> [The request]: Everything in the data should be repeated exactly, save for the images.
⁂
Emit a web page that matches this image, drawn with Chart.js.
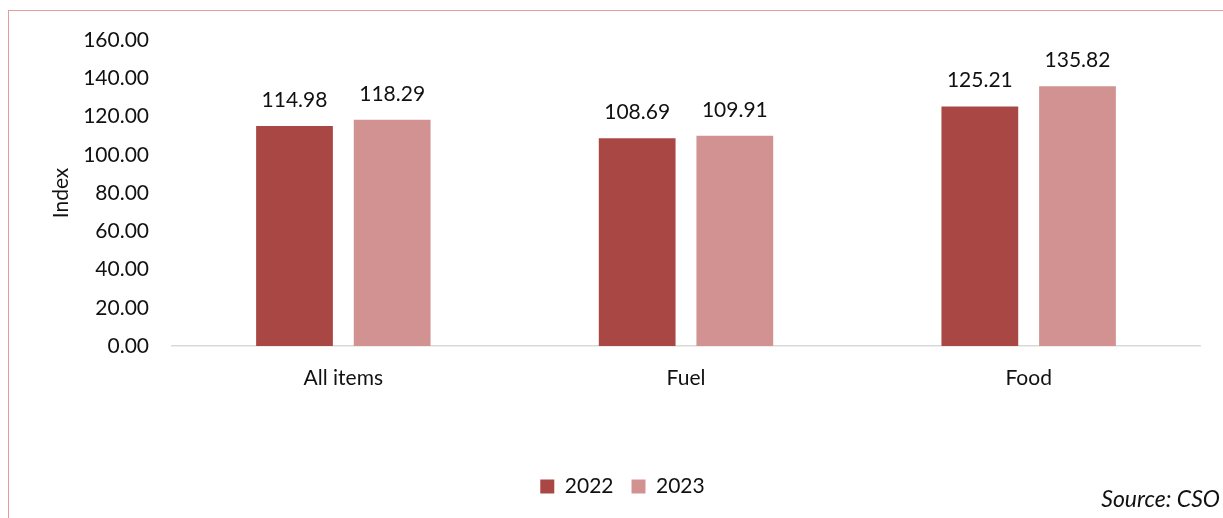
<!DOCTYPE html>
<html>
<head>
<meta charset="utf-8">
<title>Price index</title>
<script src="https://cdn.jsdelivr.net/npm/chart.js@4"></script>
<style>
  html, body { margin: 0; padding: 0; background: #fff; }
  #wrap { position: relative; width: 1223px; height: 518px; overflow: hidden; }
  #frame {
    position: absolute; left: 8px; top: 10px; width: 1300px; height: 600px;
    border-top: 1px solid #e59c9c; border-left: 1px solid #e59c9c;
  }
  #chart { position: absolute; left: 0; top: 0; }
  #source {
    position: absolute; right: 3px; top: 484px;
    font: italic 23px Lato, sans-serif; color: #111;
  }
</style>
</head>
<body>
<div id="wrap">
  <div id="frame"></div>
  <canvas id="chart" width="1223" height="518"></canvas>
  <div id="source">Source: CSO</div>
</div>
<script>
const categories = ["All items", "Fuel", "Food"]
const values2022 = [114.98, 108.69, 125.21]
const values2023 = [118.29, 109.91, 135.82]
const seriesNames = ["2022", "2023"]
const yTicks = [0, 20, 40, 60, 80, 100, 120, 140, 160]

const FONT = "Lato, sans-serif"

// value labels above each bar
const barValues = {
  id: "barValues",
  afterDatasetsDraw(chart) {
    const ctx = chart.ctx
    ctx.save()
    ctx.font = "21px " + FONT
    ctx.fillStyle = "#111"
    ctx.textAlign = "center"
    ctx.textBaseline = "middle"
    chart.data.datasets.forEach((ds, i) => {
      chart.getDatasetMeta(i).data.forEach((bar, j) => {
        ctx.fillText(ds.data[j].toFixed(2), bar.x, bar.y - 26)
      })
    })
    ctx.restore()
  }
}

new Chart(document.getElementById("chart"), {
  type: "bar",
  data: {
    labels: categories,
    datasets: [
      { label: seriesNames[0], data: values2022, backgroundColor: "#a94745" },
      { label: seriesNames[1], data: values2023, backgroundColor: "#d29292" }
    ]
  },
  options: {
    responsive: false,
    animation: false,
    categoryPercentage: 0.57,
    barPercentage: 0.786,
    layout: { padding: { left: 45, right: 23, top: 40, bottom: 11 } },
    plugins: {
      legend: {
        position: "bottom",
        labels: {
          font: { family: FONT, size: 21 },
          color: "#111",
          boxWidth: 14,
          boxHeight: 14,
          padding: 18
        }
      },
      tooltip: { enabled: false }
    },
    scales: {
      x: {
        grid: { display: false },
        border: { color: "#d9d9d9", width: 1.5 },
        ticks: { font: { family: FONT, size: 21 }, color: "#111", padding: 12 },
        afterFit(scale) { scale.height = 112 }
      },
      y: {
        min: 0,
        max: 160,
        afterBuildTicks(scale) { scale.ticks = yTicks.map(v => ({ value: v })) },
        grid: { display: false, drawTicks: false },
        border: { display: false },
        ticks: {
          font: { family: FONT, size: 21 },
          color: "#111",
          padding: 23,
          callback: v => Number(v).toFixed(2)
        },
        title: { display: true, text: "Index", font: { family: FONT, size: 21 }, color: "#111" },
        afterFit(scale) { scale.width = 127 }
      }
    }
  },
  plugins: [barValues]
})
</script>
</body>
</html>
⁂
> [Written response]:
Emit a web page that matches this image, drawn with Chart.js.
<!DOCTYPE html>
<html>
<head>
<meta charset="utf-8">
<title>Price index</title>
<script src="https://cdn.jsdelivr.net/npm/chart.js@4"></script>
<style>
  html, body { margin: 0; padding: 0; background: #fff; }
  #wrap { position: relative; width: 1223px; height: 518px; overflow: hidden; }
  #frame {
    position: absolute; left: 8px; top: 10px; width: 1300px; height: 600px;
    border-top: 1px solid #e59c9c; border-left: 1px solid #e59c9c;
  }
  #chart { position: absolute; left: 0; top: 0; }
  #source {
    position: absolute; right: 3px; top: 484px;
    font: italic 23px Lato, sans-serif; color: #111;
  }
</style>
</head>
<body>
<div id="wrap">
  <div id="frame"></div>
  <canvas id="chart" width="1223" height="518"></canvas>
  <div id="source">Source: CSO</div>
</div>
<script>
const categories = ["All items", "Fuel", "Food"]
const values2022 = [114.98, 108.69, 125.21]
const values2023 = [118.29, 109.91, 135.82]
const seriesNames = ["2022", "2023"]
const yTicks = [0, 20, 40, 60, 80, 100, 120, 140, 160]

const FONT = "Lato, sans-serif"

// value labels above each bar
const barValues = {
  id: "barValues",
  afterDatasetsDraw(chart) {
    const ctx = chart.ctx
    ctx.save()
    ctx.font = "21px " + FONT
    ctx.fillStyle = "#111"
    ctx.textAlign = "center"
    ctx.textBaseline = "middle"
    chart.data.datasets.forEach((ds, i) => {
      chart.getDatasetMeta(i).data.forEach((bar, j) => {
        ctx.fillText(ds.data[j].toFixed(2), bar.x, bar.y - 26)
      })
    })
    ctx.restore()
  }
}

new Chart(document.getElementById("chart"), {
  type: "bar",
  data: {
    labels: categories,
    datasets: [
      { label: seriesNames[0], data: values2022, backgroundColor: "#a94745" },
      { label: seriesNames[1], data: values2023, backgroundColor: "#d29292" }
    ]
  },
  options: {
    responsive: false,
    animation: false,
    categoryPercentage: 0.57,
    barPercentage: 0.786,
    layout: { padding: { left: 45, right: 23, top: 40, bottom: 11 } },
    plugins: {
      legend: {
        position: "bottom",
        labels: {
          font: { family: FONT, size: 21 },
          color: "#111",
          boxWidth: 14,
          boxHeight: 14,
          padding: 18
        }
      },
      tooltip: { enabled: false }
    },
    scales: {
      x: {
        grid: { display: false },
        border: { color: "#d9d9d9", width: 1.5 },
        ticks: { font: { family: FONT, size: 21 }, color: "#111", padding: 12 },
        afterFit(scale) { scale.height = 112 }
      },
      y: {
        min: 0,
        max: 160,
        afterBuildTicks(scale) { scale.ticks = yTicks.map(v => ({ value: v })) },
        grid: { display: false, drawTicks: false },
        border: { display: false },
        ticks: {
          font: { family: FONT, size: 21 },
          color: "#111",
          padding: 23,
          callback: v => Number(v).toFixed(2)
        },
        title: { display: true, text: "Index", font: { family: FONT, size: 21 }, color: "#111" },
        afterFit(scale) { scale.width = 127 }
      }
    }
  },
  plugins: [barValues]
})
</script>
</body>
</html>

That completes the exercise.